# Christ and Culture Revisited



## py3ak (Jun 22, 2008)

Here is a little snippet from Derek Thomas' interview with D.A. Carson about the latter's book, _Christ and Culture Revisited_. There are some valuable thoughts there.



> Redemption terminology in the NT is so bound up with Christ's work for and in the church that to extend it to whatever good we do in the broader world risks a shift in focus. Not for a moment do I want to deny that we are to serve as salt and light, that exiles may be called to do good in the pagan cities where Providence has appointed them to live (Jer 29), that every square foot of this world is under Christ's universal reign (even though that reign is still being contested), that the nations of the world will bring their "goods" into the Jerusalem that comes down from above. But many of those who speak easily and fluently of redeeming the culture soon focus all their energy shaping fiscal and political policies and the like, and merely assume the gospel. A gospel that is merely assumed, that does no more than perk away in the background while the focus of our attention is on the "redemption" of the culture in which we find ourselves, is lost within a generation or two. At the same time, I worry about Christians who focus their attention so narrowly on getting people "saved" that they care little about doing good to all people, even if especially to the household of God. Getting this right is not easy, and inevitably priorities will shift a little in various parts of the world, under various regimes. Part of the complexity of the discussion, I think, is bound up with what the church as church is responsible for, and what Christians as Christians are responsible for: I have argued that failure to make this distinction tends to lead toward sad conclusions.


----------



## Reformed Covenanter (Jun 22, 2008)

py3ak said:


> Here is a little snippet from Derek Thomas' interview with D.A. Carson about the latter's book, _Christ and Culture Revisited_. There are some valuable thoughts there.
> 
> 
> 
> > Redemption terminology in the NT is so bound up with Christ's work for and in the church that to extend it to whatever good we do in the broader world risks a shift in focus. Not for a moment do I want to deny that we are to serve as salt and light, that exiles may be called to do good in the pagan cities where Providence has appointed them to live (Jer 29), that every square foot of this world is under Christ's universal reign (even though that reign is still being contested), that the nations of the world will bring their "goods" into the Jerusalem that comes down from above. But many of those who speak easily and fluently of redeeming the culture soon focus all their energy shaping fiscal and political policies and the like, and merely assume the gospel. A gospel that is merely assumed, that does no more than perk away in the background while the focus of our attention is on the "redemption" of the culture in which we find ourselves, is lost within a generation or two. At the same time, I worry about Christians who focus their attention so narrowly on getting people "saved" that they care little about doing good to all people, even if especially to the household of God. Getting this right is not easy, and inevitably priorities will shift a little in various parts of the world, under various regimes. Part of the complexity of the discussion, I think, is bound up with what the church as church is responsible for, and what Christians as Christians are responsible for: I have argued that failure to make this distinction tends to lead toward sad conclusions.

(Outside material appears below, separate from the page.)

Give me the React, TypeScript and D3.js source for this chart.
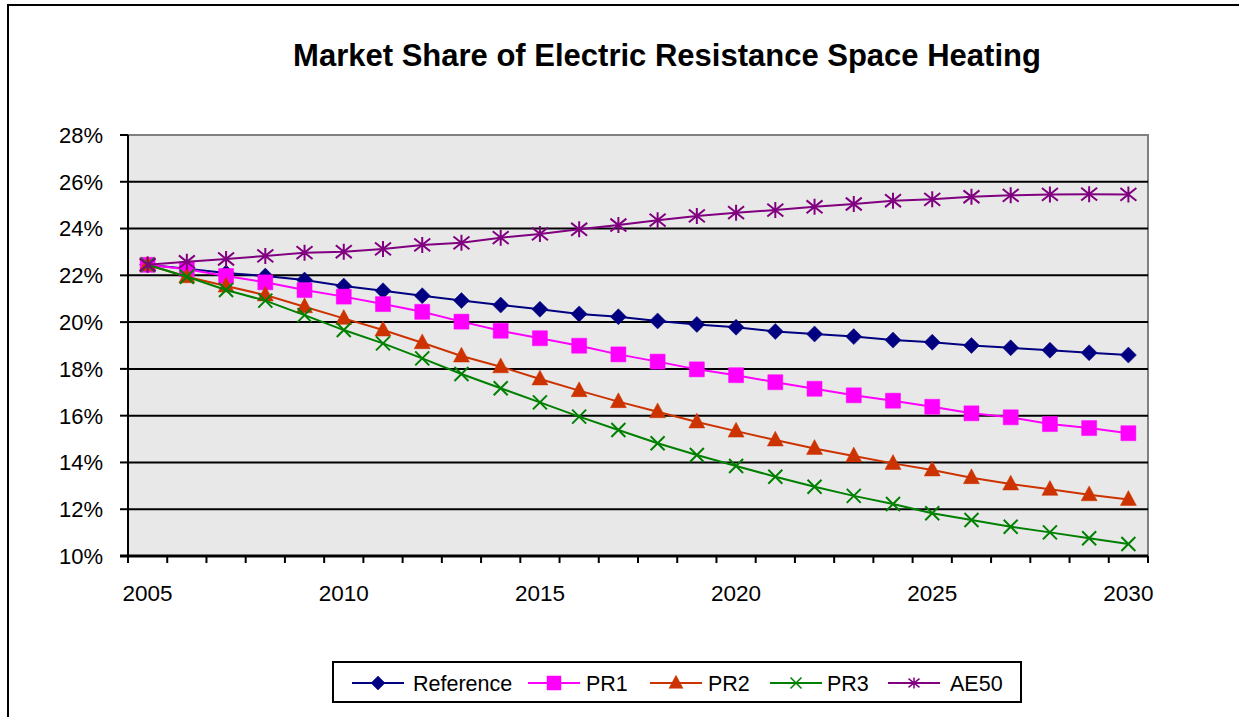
import React from "react";
import * as d3 from "d3";

// categories
const years = [
  2005, 2006, 2007, 2008, 2009, 2010, 2011, 2012, 2013, 2014, 2015, 2016, 2017,
  2018, 2019, 2020, 2021, 2022, 2023, 2024, 2025, 2026, 2027, 2028, 2029, 2030,
];
const yearLabels = [2005, 2010, 2015, 2020, 2025, 2030];
const yTicks = [10, 12, 14, 16, 18, 20, 22, 24, 26, 28];

// market share, %
const reference = [22.45, 22.28, 22.1, 21.97, 21.8, 21.54, 21.34, 21.13, 20.92, 20.73, 20.55, 20.35, 20.23, 20.05, 19.9, 19.78, 19.6, 19.49, 19.38, 19.23, 19.14, 19.0, 18.9, 18.8, 18.69, 18.59];
const pr1 = [22.45, 22.26, 21.97, 21.7, 21.37, 21.09, 20.77, 20.44, 20.02, 19.63, 19.31, 18.99, 18.62, 18.31, 17.98, 17.73, 17.43, 17.15, 16.87, 16.64, 16.38, 16.1, 15.93, 15.64, 15.47, 15.25];
const pr2 = [22.45, 21.94, 21.54, 21.16, 20.66, 20.16, 19.66, 19.12, 18.55, 18.09, 17.57, 17.07, 16.6, 16.17, 15.73, 15.34, 14.96, 14.6, 14.28, 13.96, 13.68, 13.35, 13.08, 12.85, 12.62, 12.42];
const pr3 = [22.45, 21.94, 21.37, 20.92, 20.3, 19.66, 19.09, 18.45, 17.78, 17.17, 16.57, 15.96, 15.39, 14.82, 14.32, 13.85, 13.39, 12.96, 12.57, 12.22, 11.83, 11.54, 11.25, 11.01, 10.76, 10.51];
const ae50 = [22.45, 22.58, 22.7, 22.83, 22.97, 23.01, 23.13, 23.3, 23.39, 23.61, 23.77, 23.97, 24.15, 24.36, 24.54, 24.68, 24.79, 24.93, 25.05, 25.19, 25.25, 25.36, 25.42, 25.46, 25.47, 25.46];

const series = [
  { name: "Reference", values: reference, color: "#000080", marker: "diamond" },
  { name: "PR1", values: pr1, color: "#FF00FF", marker: "square" },
  { name: "PR2", values: pr2, color: "#CC3300", marker: "triangle" },
  { name: "PR3", values: pr3, color: "#008000", marker: "x" },
  { name: "AE50", values: ae50, color: "#800080", marker: "asterisk" },
];

const font = "'Liberation Sans', Arial, sans-serif";
const W = 1239;
const H = 717;
const plot = { left: 128, right: 1148, top: 135, bottom: 556 };

// marker path centred on 0,0; r = half size
function markerPath(type: string, r: number) {
  if (type === "diamond") return `M0,${-r}L${r},0L0,${r}L${-r},0Z`;
  if (type === "square") return `M${-r},${-r}H${r}V${r}H${-r}Z`;
  if (type === "triangle")
    return `M0,${-r * 1.1}L${r},${r * 0.75}L${-r},${r * 0.75}Z`;
  if (type === "x") return `M${-r},${-r}L${r},${r}M${-r},${r}L${r},${-r}`;
  // asterisk: x plus vertical bar
  return `M${-r},${-r * 0.8}L${r},${r * 0.8}M${-r},${r * 0.8}L${r},${-r * 0.8}M0,${-r}V${r}`;
}

const filled = (t: string) => t === "diamond" || t === "square" || t === "triangle";

const markerSize: Record<string, number> = {
  diamond: 8,
  square: 7.5,
  triangle: 8,
  x: 7,
  asterisk: 8,
};

const legendItems = [
  { x: 352, text: 413 },
  { x: 528, text: 586 },
  { x: 650, text: 708 },
  { x: 770, text: 827 },
  { x: 888, text: 950 },
];

export default function App() {
  const xBand = d3
    .scaleBand<number>()
    .domain(years)
    .range([plot.left, plot.right])
    .padding(0);
  const xc = (yr: number) => (xBand(yr) as number) + xBand.bandwidth() / 2;
  const y = d3.scaleLinear().domain([10, 28]).range([plot.bottom, plot.top]);

  const line = d3
    .line<number>()
    .x((_, i) => xc(years[i]))
    .y((d) => y(d));

  const tickXs = years.map((yr) => xBand(yr) as number).concat([plot.right]);

  return (
    <svg
      width={W}
      height={H}
      style={{ position: "absolute", left: 0, top: 0, background: "#fff" }}
      fontFamily={font}
    >
      {/* outer chart border */}
      <rect x={8} y={5} width={W + 20} height={H + 20} fill="none" stroke="#000" strokeWidth={2} />

      <text x={667} y={66} textAnchor="middle" fontSize={31} fontWeight="bold">
        Market Share of Electric Resistance Space Heating
      </text>

      {/* plot area */}
      <rect
        x={plot.left}
        y={plot.top}
        width={plot.right - plot.left}
        height={plot.bottom - plot.top}
        fill="#E8E8E8"
        stroke="#808080"
        strokeWidth={2}
      />

      {/* gridlines */}
      {yTicks.slice(1, -1).map((t) => (
        <line key={t} x1={plot.left} x2={plot.right} y1={y(t)} y2={y(t)} stroke="#000" strokeWidth={2} />
      ))}

      {/* y axis */}
      <line x1={plot.left} x2={plot.left} y1={plot.top} y2={plot.bottom} stroke="#000" strokeWidth={2} />
      {yTicks.map((t) => (
        <g key={t}>
          <line x1={plot.left - 8} x2={plot.left} y1={y(t)} y2={y(t)} stroke="#000" strokeWidth={2} />
          <text x={103} y={y(t)} dy="0.36em" textAnchor="end" fontSize={22}>
            {t}%
          </text>
        </g>
      ))}

      {/* x axis */}
      <line x1={plot.left - 8} x2={plot.right} y1={plot.bottom} y2={plot.bottom} stroke="#000" strokeWidth={3} />
      {tickXs.map((tx, i) => (
        <line key={i} x1={tx} x2={tx} y1={plot.bottom} y2={plot.bottom + 7} stroke="#000" strokeWidth={2} />
      ))}
      {yearLabels.map((yr) => (
        <text key={yr} x={xc(yr)} y={601} textAnchor="middle" fontSize={22.5}>
          {yr}
        </text>
      ))}

      {/* series */}
      {series.map((s) => (
        <g key={s.name}>
          <path d={line(s.values) || ""} fill="none" stroke={s.color} strokeWidth={2} />
          {s.values.map((v, i) => (
            <path
              key={i}
              transform={`translate(${xc(years[i])},${y(v)})`}
              d={markerPath(s.marker, markerSize[s.marker])}
              fill={filled(s.marker) ? s.color : "none"}
              stroke={s.color}
              strokeWidth={filled(s.marker) ? 0.5 : 2}
            />
          ))}
        </g>
      ))}

      {/* legend */}
      <rect x={333} y={662} width={688} height={40} fill="#fff" stroke="#000" strokeWidth={2} />
      {series.map((s, i) => {
        const it = legendItems[i];
        const cx = it.x + 26;
        return (
          <g key={s.name}>
            <line x1={it.x} x2={it.x + 52} y1={683} y2={683} stroke={s.color} strokeWidth={2} />
            <path
              transform={`translate(${cx},683)`}
              d={markerPath(s.marker, s.marker === "x" || s.marker === "asterisk" ? 5.5 : 7)}
              fill={filled(s.marker) ? s.color : "none"}
              stroke={s.color}
              strokeWidth={filled(s.marker) ? 0.5 : 1.5}
            />
            <text x={it.text} y={683} dy="0.36em" fontSize={21.5}>
              {s.name}
            </text>
          </g>
        );
      })}
    </svg>
  );
}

There are some useful exhortations in this quotation; however, do you not think that his view of redemption (or salvation) is too narrow? Certainly, in the OT, salvation had to do with a lot more than the salvation of the individual.


----------



## py3ak (Jun 22, 2008)

> But many of those who speak easily and fluently of redeeming the culture soon focus all their energy shaping fiscal and political policies and the like, and merely assume the gospel. *A gospel that is merely assumed, that does no more than perk away in the background while the focus of our attention is on the "redemption" of the culture in which we find ourselves, is lost within a generation or two.* At the same time, I worry about Christians who focus their attention so narrowly on getting people "saved" that they care little about doing good to all people, even if especially to the household of God.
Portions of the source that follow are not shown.